Время от времени Февурита восклицала:
— Сюрприз! Требую сюрприза!
— Вооружитесь терпением, — отвечал Толомьес.
V. У Бомбарда
Насытившись катанием с русских гор, решили насытиться и обедом; гуляющая компания, слегка усталая, зашла в кабачок Бомбарда, заведение, устроенное на Елисейских полях знаменитым трактирщиком Бомбардом, вывеска которого красовалась в то время на улице Риволи, рядом с пассажем Делорм. Они заняли большую, но некрасивую комнату, с альковом и постелью в углублении (ввиду переполненности кабачка в воскресный день, пришлось смириться и согласиться на это помещение). Из двух окон сквозь стволы вязов можно было видеть набережную и реку; горячие лучи августовского солнца заливали окна; в комнате было два стола: на одном громоздилась гора букетов вперемежку с женскими и мужскими шляпами; четыре пары сидели вокруг второго стола, заставленного блюдами, тарелками, стаканами, кувшинами пива и бутылками вина; на столе было мало порядка, но и под столом было не лучше. Мольер сказал:
Выделывали такой трик-трак ногами под столом,
Что гром гремел, дрожало все кругом.
Вот в каком состоянии в половине пятого пополудни продолжалась идиллия, начавшаяся в пять часов утра. Солнце склонилось к западу, и аппетит угасал.

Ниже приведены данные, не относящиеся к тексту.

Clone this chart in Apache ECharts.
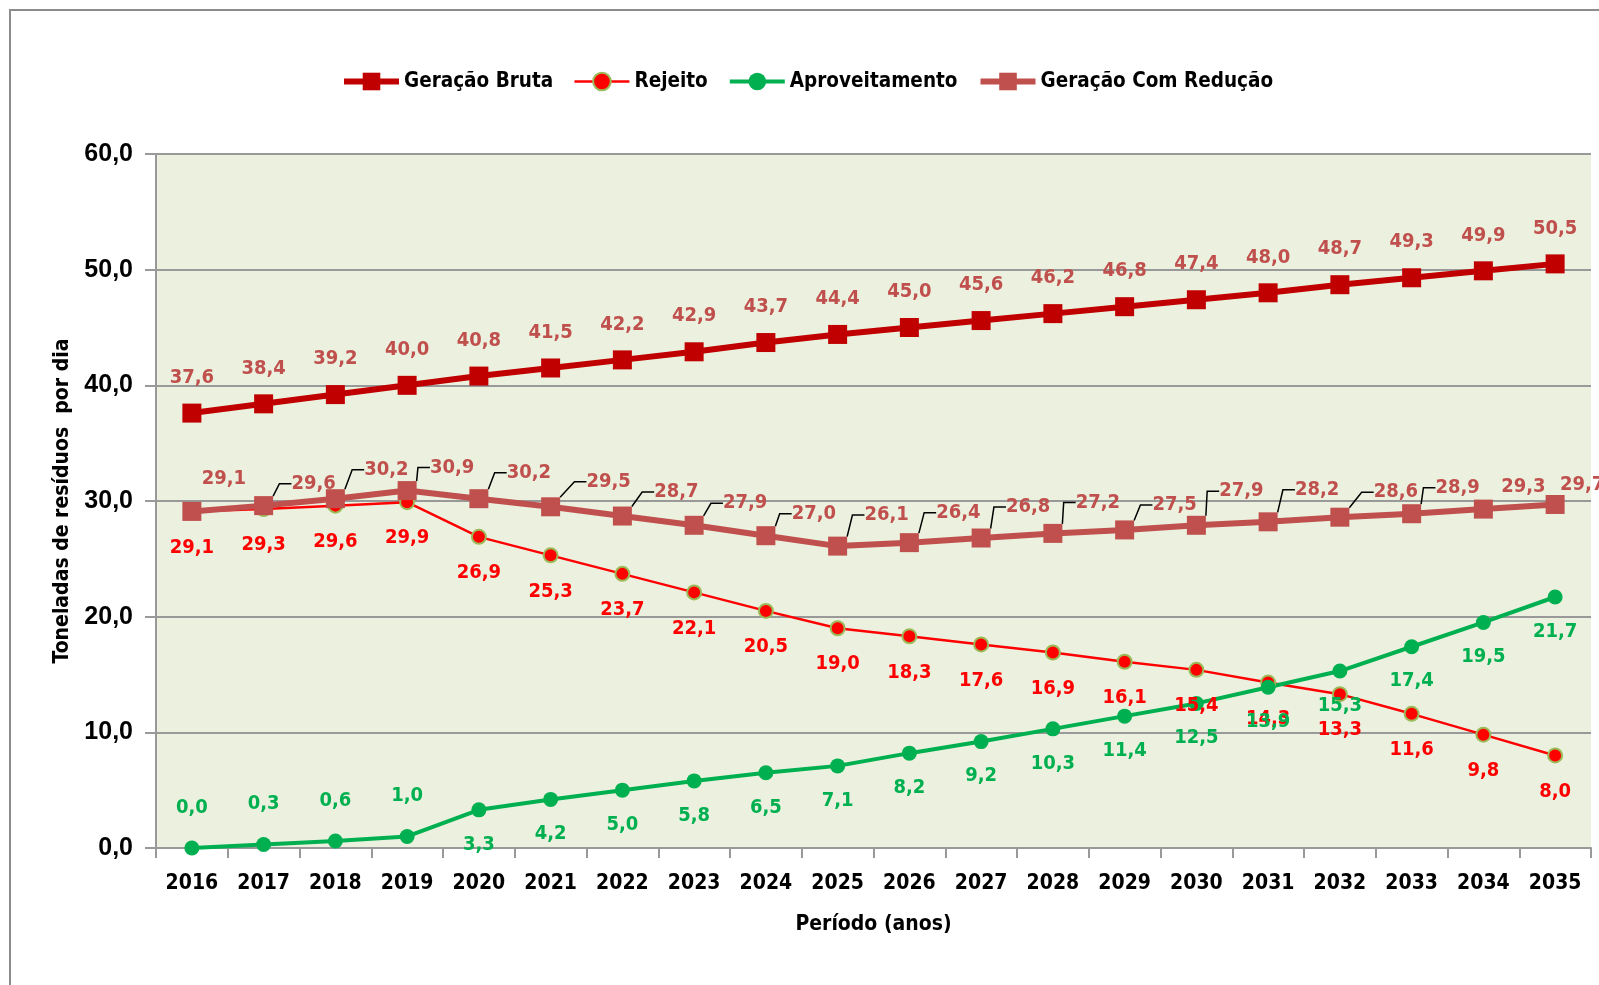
<!DOCTYPE html>
<html>
<head>
<meta charset="utf-8">
<script src="https://cdn.jsdelivr.net/npm/echarts@6/dist/echarts.min.js"></script>
<style>
  html, body { margin: 0; padding: 0; background: #fff; }
  #chart { width: 1599px; height: 985px; }
</style>
</head>
<body>
<div id="chart"></div>
<script>
// dados (toneladas por dia)
const anos = ['2016', '2017', '2018', '2019', '2020', '2021', '2022', '2023', '2024', '2025',
  '2026', '2027', '2028', '2029', '2030', '2031', '2032', '2033', '2034', '2035'];
const geracaoBruta = [37.6, 38.4, 39.2, 40.0, 40.8, 41.5, 42.2, 42.9, 43.7, 44.4,
  45.0, 45.6, 46.2, 46.8, 47.4, 48.0, 48.7, 49.3, 49.9, 50.5];
const rejeito = [29.1, 29.3, 29.6, 29.9, 26.9, 25.3, 23.7, 22.1, 20.5, 19.0,
  18.3, 17.6, 16.9, 16.1, 15.4, 14.3, 13.3, 11.6, 9.8, 8.0];
const aproveitamento = [0.0, 0.3, 0.6, 1.0, 3.3, 4.2, 5.0, 5.8, 6.5, 7.1,
  8.2, 9.2, 10.3, 11.4, 12.5, 13.9, 15.3, 17.4, 19.5, 21.7];
const geracaoComReducao = [29.1, 29.6, 30.2, 30.9, 30.2, 29.5, 28.7, 27.9, 27.0, 26.1,
  26.4, 26.8, 27.2, 27.5, 27.9, 28.2, 28.6, 28.9, 29.3, 29.7];

// deslocamento dos rótulos da série "Geração Com Redução" (em px)
const offsetsReducao = [[32, -33], [50, -22], [51, -29], [45, -23], [50, -26], [58, -25], [54, -24],
  [51, -22], [48, -22], [49, -31], [49, -30], [47, -31], [45, -31], [50, -25], [45, -34], [49, -32],
  [56, -25], [46, -26], [40, -22], [27, -20]];
const semLinha = [0, 18, 19];

const NARROW = "'Liberation Sans Narrow', 'Arial Narrow', 'DejaVu Sans Condensed', sans-serif";
const fmt = v => Number(v).toFixed(1).replace('.', ',');

const myChart = echarts.init(document.getElementById('chart'));
const option = {
  animation: false,
  backgroundColor: '#fff',
  graphic: [
    {
      type: 'rect',
      shape: { x: 10, y: 10, width: 1700, height: 1100 },
      style: { fill: 'none', stroke: '#8c8c8c', lineWidth: 2 },
      silent: true,
    },
  ],
  legend: {
    data: ['Geração Bruta', 'Rejeito', 'Aproveitamento', 'Geração Com Redução'],
    left: 336,
    top: 66,
    itemWidth: 55,
    itemHeight: 22,
    itemGap: 20,
    itemTextGap: 5,
    lineStyle: { width: 'inherit' },
    textStyle: { fontFamily: NARROW, fontSize: 20.5, fontWeight: 'bold', color: '#000' },
  },
  grid: {
    left: 156,
    right: 8,
    top: 154,
    bottom: 137,
    show: true,
    backgroundColor: '#EBF1DE',
    borderWidth: 0,
  },
  xAxis: {
    type: 'category',
    data: anos,
    boundaryGap: true,
    name: 'Período (anos)',
    nameLocation: 'middle',
    nameGap: 66,
    nameTextStyle: { fontFamily: NARROW, fontSize: 21, fontWeight: 'bold', color: '#000' },
    axisLine: { lineStyle: { color: '#999', width: 2 } },
    axisTick: { show: true, length: 10, lineStyle: { color: '#999', width: 2 } },
    axisLabel: { interval: 0, fontFamily: NARROW, fontSize: 21, fontWeight: 'bold', color: '#000', margin: 25 },
  },
  yAxis: {
    type: 'value',
    min: 0,
    max: 60,
    interval: 10,
    name: 'Toneladas de resíduos  por dia',
    nameLocation: 'middle',
    nameGap: 78,
    nameTextStyle: { fontFamily: NARROW, fontSize: 21, fontWeight: 'bold', color: '#000' },
    axisLine: { show: true, lineStyle: { color: '#999', width: 2 } },
    axisTick: { show: true, length: 11, lineStyle: { color: '#999', width: 2 } },
    axisLabel: {
      fontFamily: "'Liberation Sans', Arial, sans-serif",
      fontSize: 25,
      fontWeight: 'bold',
      color: '#000',
      margin: 23,
      formatter: fmt,
    },
    splitLine: { lineStyle: { color: '#999', width: 2 } },
  },
  series: [
    {
      name: 'Geração Bruta',
      type: 'line',
      data: geracaoBruta,
      symbol: 'rect',
      symbolSize: 19,
      lineStyle: { color: '#C00000', width: 6 },
      itemStyle: { color: '#C00000' },
      label: {
        show: true,
        position: 'top',
        distance: 16,
        formatter: p => fmt(p.value),
        fontFamily: NARROW,
        fontSize: 20,
        fontWeight: 'bold',
        color: '#C0504D',
      },
    },
    {
      name: 'Rejeito',
      type: 'line',
      data: rejeito,
      symbol: 'circle',
      symbolSize: 14,
      lineStyle: { color: '#FF0000', width: 2.5 },
      itemStyle: { color: '#FF0000', borderColor: '#9BBB59', borderWidth: 2 },
      label: {
        show: true,
        position: 'bottom',
        distance: 18,
        formatter: p => fmt(p.value),
        fontFamily: NARROW,
        fontSize: 20,
        fontWeight: 'bold',
        color: '#FF0000',
      },
    },
    {
      name: 'Aproveitamento',
      type: 'line',
      data: aproveitamento.map((v, i) => ({
        value: v,
        label: { position: i < 4 ? 'top' : 'bottom', distance: i < 4 ? 23 : 17 },
      })),
      symbol: 'circle',
      symbolSize: 15,
      lineStyle: { color: '#00B050', width: 4 },
      itemStyle: { color: '#00B050' },
      label: {
        show: true,
        formatter: p => fmt(p.value),
        fontFamily: NARROW,
        fontSize: 20,
        fontWeight: 'bold',
        color: '#00B050',
      },
    },
    {
      name: 'Geração Com Redução',
      type: 'line',
      data: geracaoComReducao.map((v, i) => ({
        value: v,
        labelLine: { show: semLinha.indexOf(i) < 0 },
      })),
      symbol: 'rect',
      symbolSize: 19,
      lineStyle: { color: '#C0504D', width: 6 },
      itemStyle: { color: '#C0504D' },
      label: {
        show: true,
        position: 'inside',
        formatter: p => fmt(p.value),
        fontFamily: NARROW,
        fontSize: 20,
        fontWeight: 'bold',
        color: '#C0504D',
      },
      labelLine: {
        show: true,
        length2: 12,
        lineStyle: { color: '#000', width: 1.5 },
      },
      labelLayout: p => {
        const o = offsetsReducao[p.dataIndex];
        return { dx: o[0], dy: o[1] };
      },
    },
  ],
};
option && myChart.setOption(option);
</script>
</body>
</html>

Елисейские поля, залитые солнцем и толпой, представляли только пыль и свет — две вещи, из которых состоит слава. Мраморные кони Марли взвивались на дыбы в золотистом тумане. Эскадрон блестящих лейб-гвардейцев, с оркестром во главе, спускался вниз по авеню Нелльи; белый флаг, слегка алея под лучами заката, трепетал над куполом Тюильри; площадь Согласия, вернувшая себе старое имя площади Людовика XV{99}, кишела довольными лицами гуляющих. Многие были украшены серебряными лилиями на белой муаровой ленте, не исчезнувшими еще из петличек в 1817 году. Тут и там хороводы девушек, окруженные стеной аплодирующих зрителей, плясали под звуки известной бурбонской песни, громившей Сто дней и имевшей припевом:
Верните нам отца из Гента,
Верните нашего отца.
Кучки рабочих в праздничных платьях и некоторые, по примеру буржуа, тоже украшенные лилиями, бродили по Главной площади и площади Мариньи, играли в кольцо или кружились на каруселях; иные пили. Типографские ученики разгуливали в бумажных колпаках; из этих кучек несся смех. Все были веселы. Это, бесспорно, было время мира и радужных надежд. В эту эпоху префект полиции Англе в записке, специально составленной для короля, писал следующий отзыв о предместьях: «По здравому рассуждению, ваше величество, следует прийти к заключению, что со стороны этих людей бояться нечего. Они беспечны и ленивы, как кошки. Провинциальная чернь буйная, — но парижская совсем не такова. Это все народ малорослый. Пришлось бы сложить вместе двух блузников, чтобы вышел один гренадер вашего величества. Никакой опасности не может быть со стороны столичного простонародья». Замечательно, что рост еще убавился за последние пятьдесят лет. Население предместий Парижа стало еще меньше, чем до Революции. Оно не опасно. В сущности, это — добродушная сволочь.